How the Candidates and Voter Turnout Could Shape the Newsom Recall Effort
While signatures in support of a recall of Governor Gavin Newsom still need to be counted, there will probably be a special election later this year. KVCR’s Megan Jamerson spoke with a U.C. Riverside political science professor about the big questions leading into what will likely be the state’s second ever recall election of a governor.
Some of the questions Professor Shaun Bowler is asking are who is going to run other than Governor Newsom and what kind of voter turnout will the recall election bring?
“Last time we had over 130 candidates running so we’re expecting a lot, but one of the questions for the Democrats is will there be a prominent Democrat who will run?” said Bowler.
Last time was in 2003 when then Democratic Governor Gray Davis was defeated in a recall by the well-publicized GOP candidate Arnold Schwarzenegger. Bowler said the Newsom campaign seems to be taking the recall effort more seriously than the Davis campaign. They are already working to prevent a Democratic challenger.
“The second sort of candidate to look at is on the Republican side," said Bowler. "Will there be a candidate who has some kind appeal or wide appeal just like Arnold Schwarzenegger did last time?”
So far, no one with that kind of name recognition has started a campaign, but it’s still early said Bowler.
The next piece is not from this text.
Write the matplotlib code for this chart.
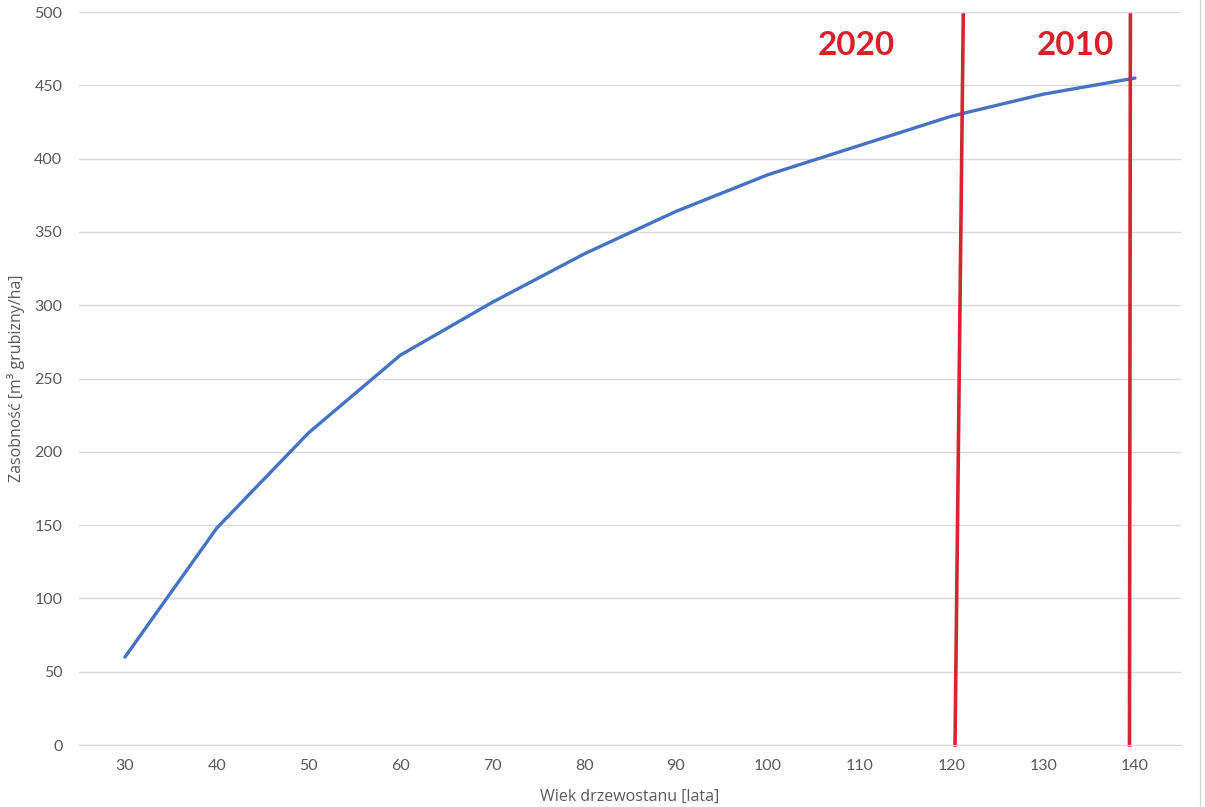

The final list of candidates also ties into voter turnout.
“That’s the key thing for the Democrats, is will Democratic voters turnout and vote for Gavin Newsom," said Bowler. "I mean especially these days when elections are more a matter of turnout than changing people’s minds.”
While Democrats outnumber Republicans in the state, they don’t have a great track record of turning out to vote in big numbers. So the motivation for the recall effort is important. The Davis recall was over an energy crisis. Newsom’s is led by those unhappy with pandemic policies over mask wearing and closing down large portions of the economy.
Bowler said Newsom’s office has been response to some of these criticisms, making changes around vaccines like increasing access for teachers, and politically the party is rallying around Newsom with one voice telling the public "he’s our guy". All things at this early stage, said Bowler, strengthen Newsom’s chances of defeating a recall.